WHAT YOU WILL DO | Copy the full set of lines exactly as given.

PROVIDED RECORDS |
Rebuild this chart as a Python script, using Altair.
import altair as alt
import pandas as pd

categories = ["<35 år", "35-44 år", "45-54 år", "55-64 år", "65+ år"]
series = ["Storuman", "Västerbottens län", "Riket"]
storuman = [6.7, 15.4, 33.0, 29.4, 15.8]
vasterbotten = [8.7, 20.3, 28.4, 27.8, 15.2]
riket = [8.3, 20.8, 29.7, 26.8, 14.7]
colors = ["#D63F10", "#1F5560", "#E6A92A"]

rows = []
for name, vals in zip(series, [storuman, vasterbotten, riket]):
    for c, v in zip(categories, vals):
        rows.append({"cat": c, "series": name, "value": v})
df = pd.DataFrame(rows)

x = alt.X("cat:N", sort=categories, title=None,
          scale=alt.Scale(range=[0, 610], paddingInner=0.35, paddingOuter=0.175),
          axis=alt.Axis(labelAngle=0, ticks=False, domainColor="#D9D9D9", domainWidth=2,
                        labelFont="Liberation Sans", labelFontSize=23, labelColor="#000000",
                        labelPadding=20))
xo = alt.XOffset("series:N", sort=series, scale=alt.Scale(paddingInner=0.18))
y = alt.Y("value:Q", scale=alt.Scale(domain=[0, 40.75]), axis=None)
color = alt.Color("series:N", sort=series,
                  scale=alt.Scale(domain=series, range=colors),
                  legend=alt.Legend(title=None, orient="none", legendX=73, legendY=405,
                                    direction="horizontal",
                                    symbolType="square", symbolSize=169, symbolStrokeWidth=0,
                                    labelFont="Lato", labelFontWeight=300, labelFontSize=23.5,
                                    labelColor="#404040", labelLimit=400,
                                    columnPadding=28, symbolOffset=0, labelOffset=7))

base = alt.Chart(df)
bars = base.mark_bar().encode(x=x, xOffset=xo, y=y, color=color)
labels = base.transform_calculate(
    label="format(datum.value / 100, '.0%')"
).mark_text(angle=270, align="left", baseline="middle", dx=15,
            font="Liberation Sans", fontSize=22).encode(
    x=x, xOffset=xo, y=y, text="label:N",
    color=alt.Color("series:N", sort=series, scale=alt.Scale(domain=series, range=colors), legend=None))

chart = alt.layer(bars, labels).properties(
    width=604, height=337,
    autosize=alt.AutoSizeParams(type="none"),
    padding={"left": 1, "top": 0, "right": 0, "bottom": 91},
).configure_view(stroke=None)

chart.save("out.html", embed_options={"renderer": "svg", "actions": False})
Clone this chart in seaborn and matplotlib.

EXPECTED ANSWER |
Rebuild this chart as a Python script, using Altair.
import altair as alt
import pandas as pd

categories = ["<35 år", "35-44 år", "45-54 år", "55-64 år", "65+ år"]
series = ["Storuman", "Västerbottens län", "Riket"]
storuman = [6.7, 15.4, 33.0, 29.4, 15.8]
vasterbotten = [8.7, 20.3, 28.4, 27.8, 15.2]
riket = [8.3, 20.8, 29.7, 26.8, 14.7]
colors = ["#D63F10", "#1F5560", "#E6A92A"]

rows = []
for name, vals in zip(series, [storuman, vasterbotten, riket]):
    for c, v in zip(categories, vals):
        rows.append({"cat": c, "series": name, "value": v})
df = pd.DataFrame(rows)

x = alt.X("cat:N", sort=categories, title=None,
          scale=alt.Scale(range=[0, 610], paddingInner=0.35, paddingOuter=0.175),
          axis=alt.Axis(labelAngle=0, ticks=False, domainColor="#D9D9D9", domainWidth=2,
                        labelFont="Liberation Sans", labelFontSize=23, labelColor="#000000",
                        labelPadding=20))
xo = alt.XOffset("series:N", sort=series, scale=alt.Scale(paddingInner=0.18))
y = alt.Y("value:Q", scale=alt.Scale(domain=[0, 40.75]), axis=None)
color = alt.Color("series:N", sort=series,
                  scale=alt.Scale(domain=series, range=colors),
                  legend=alt.Legend(title=None, orient="none", legendX=73, legendY=405,
                                    direction="horizontal",
                                    symbolType="square", symbolSize=169, symbolStrokeWidth=0,
                                    labelFont="Lato", labelFontWeight=300, labelFontSize=23.5,
                                    labelColor="#404040", labelLimit=400,
                                    columnPadding=28, symbolOffset=0, labelOffset=7))

base = alt.Chart(df)
bars = base.mark_bar().encode(x=x, xOffset=xo, y=y, color=color)
labels = base.transform_calculate(
    label="format(datum.value / 100, '.0%')"
).mark_text(angle=270, align="left", baseline="middle", dx=15,
            font="Liberation Sans", fontSize=22).encode(
    x=x, xOffset=xo, y=y, text="label:N",
    color=alt.Color("series:N", sort=series, scale=alt.Scale(domain=series, range=colors), legend=None))

chart = alt.layer(bars, labels).properties(
    width=604, height=337,
    autosize=alt.AutoSizeParams(type="none"),
    padding={"left": 1, "top": 0, "right": 0, "bottom": 91},
).configure_view(stroke=None)

chart.save("out.html", embed_options={"renderer": "svg", "actions": False})
Clone this chart in seaborn and matplotlib.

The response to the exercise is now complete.